Nukhim Rashkovsky

Personal information
- Born: Nukhim Nikolayevich Rashkovsky 18 April 1946 Sverdlovsk, Russian SFSR, Soviet Union
- Died: 14 March 2023 (aged 76)

Chess career
- Country: Russia
- Title: Grandmaster (1981)
- Peak rating: 2560 (July 1995)
- Peak ranking: No. 44 (January 1981)

= Nukhim Rashkovsky =

Russian chess grandmaster (1946–2023)

Nukhim (Naum) Nikolayevich Rashkovsky (Нухим (Наум) Николаевич Рашковский; 18 April 1946 – 14 March 2023) was a Russian chess Grandmaster and coach.

==Life==
His first meaningful chess moves were played at the Sverdlovsk Palace of Pioneers, one of many training schools for talented young players in Soviet Russia.

Rashkovsky was a regular patron of the long-running Soviet Chess Championship, from his first appearance in 1972 until the event's final edition in 1991. In total, he participated eight times, his best performance occurring in 1986, when he finished in eighth place. Competing at the former Russian Championship (known as the Championship of the RSFSR), he was twice a winner, at Tula 1974 and at Novosibirsk 1976.

In 1974, Rashkovsky took part in the team championship of the Spartak Sports Society and along with Albert Kapengut, recorded the tournament's top individual performance, with a score of 5½/7. Curiously, the full results were censored by the authorities and remained so for many years, because both players had finished ahead of Tigran Petrosian and it was not thought to be in the national interest to disclose even this relatively minor failing of the ex-World Champion.

Progressing through the ranks, Rashkovsky was awarded the International Master title in 1976 and became a Grandmaster in 1980. Among his most successful international tournament results were first place at Sochi 1979, joint second place at the 1985 USSR Championship semi-final in Aktiubinsk, a share of third place at Kuibyshev 1986, a share of second at Vrnjacka Banja 1987 and another runner-up finish at Stockholm (The Rilton Cup) in 1988. His best performance occurred at the 1982 Moscow Championship, where he shared victory with David Bronstein. He was also crowned European Senior Champion in 2007, at Hockenheim, finishing level on points with Algimantas Butnorius but winning on tie-break (ahead of Mark Tseitlin and Wolfgang Uhlmann, among others).

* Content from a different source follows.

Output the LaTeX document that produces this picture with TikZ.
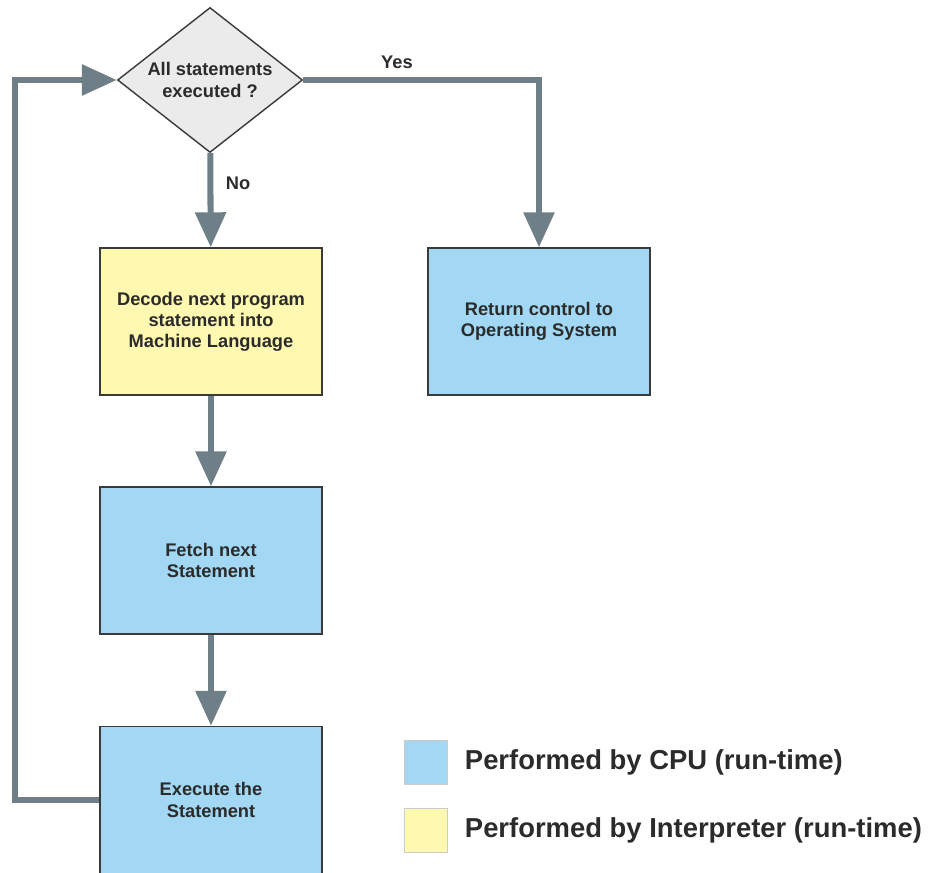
\documentclass[tikz,border=0pt]{standalone}
\usepackage{fontspec}
\setmainfont{Liberation Sans}
\usetikzlibrary{shapes.geometric,arrows.meta}

\definecolor{cpublue}{HTML}{A2D8F3}
\definecolor{interpyellow}{HTML}{FFF8B0}
\definecolor{testgray}{HTML}{EBEBEB}
\definecolor{flowgray}{HTML}{6F7F88}
\definecolor{edgegray}{HTML}{3A3A3A}
\definecolor{textgray}{HTML}{2B2B2B}

\tikzset{
  box/.style={rectangle,draw=edgegray,line width=1pt,minimum width=5.55cm,minimum height=3.675cm,
    align=center,font=\fontsize{13}{15}\selectfont\bfseries,text=textgray},
  cpubox/.style={box,fill=cpublue},
  interpbox/.style={box,fill=interpyellow},
  test/.style={diamond,draw=edgegray,line width=1pt,fill=testgray,inner sep=0pt,aspect=1.6,
    minimum width=4.625cm,minimum height=3.625cm,align=center,
    font=\fontsize{13}{15}\selectfont\bfseries,text=textgray},
  flow/.style={draw=flowgray,line width=4.3pt,-{Triangle[length=0.875cm,width=0.75cm]}},
  swatch/.style={rectangle,draw=black!20,line width=0.6pt,minimum width=1.075cm,minimum height=1.1cm,inner sep=0pt},
  legend/.style={anchor=west,font=\fontsize{19.5}{22}\selectfont\bfseries,text=textgray},
  tag/.style={font=\fontsize{13}{15}\selectfont\bfseries,text=textgray}
}

\begin{document}
\begin{tikzpicture}
\useasboundingbox (0,0) rectangle (23.2,-21.825);

\node at (5.25,-2.0) [test] (alldone) {All statements\\executed ?};
\node at (5.275,-8.0375) [interpbox] (decode) {Decode next program\\statement into\\Machine Language};
\node at (5.275,-14.0125) [cpubox] (fetch) {Fetch next\\Statement};
\node at (5.275,-20.0) [cpubox] (execute) {Execute the\\Statement};
\node at (13.475,-8.0375) [cpubox] (return) {Return control to\\Operating System};
\coordinate (back) at (0.375,-20.0);

\node at (9.925,-1.55) [tag] (yes) {Yes};
\node at (5.95,-4.575) [tag] (no) {No};

\draw[flow] (alldone) -- (decode);
\draw[flow] (decode) -- (fetch);
\draw[flow] (fetch) -- (execute);
\draw[flow] (alldone.east) -| (return.north);
\draw[flow] (execute.west) -- (back) |- (alldone.west);

% legend
\node at (10.64,-19.06) [swatch,fill=cpublue] (cpukey) {};
\node at (10.64,-20.75) [swatch,fill=interpyellow] (interpkey) {};
\node at (11.5,-19.06) [legend] (cputext) {Performed by CPU (run-time)};
\node at (11.5,-20.75) [legend] (interptext) {Performed by Interpreter (run-time)};
\end{tikzpicture}
\end{document}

Although less active internationally, he continued to participate in domestic competition and was player-coach for the highly successful Ural club (of Yekaterinburg) in the top Russian league and European Club Cup.

Rashkovsky was a coach and trainer at the uppermost levels of his chosen sport. Peter Svidler spoke with high regard of his tenure with the national team, remarking on his optimism and energy and the good spirits that surrounded the Olympiad camp. Less complimentary was chess commentator Vladimir Dvorkovich, who described Rashkovsky as inferior in every way to his American counterpart Yasser Seirawan, when Russia lost the Match of the New Century—the 2002 edition of the Russia (USSR) vs Rest of the World challenge matches.

In 2008, Rashkovsky was appointed Director of the Urals Chess Academy. Having started his playing career in a similar facility, he aimed to recreate the same opportunities for talented children of the present day. The Academy is not solely for chess, but will cover a range of intellectual sports development needs.

Rashkovsky died on 14 March 2023, at the age of 76.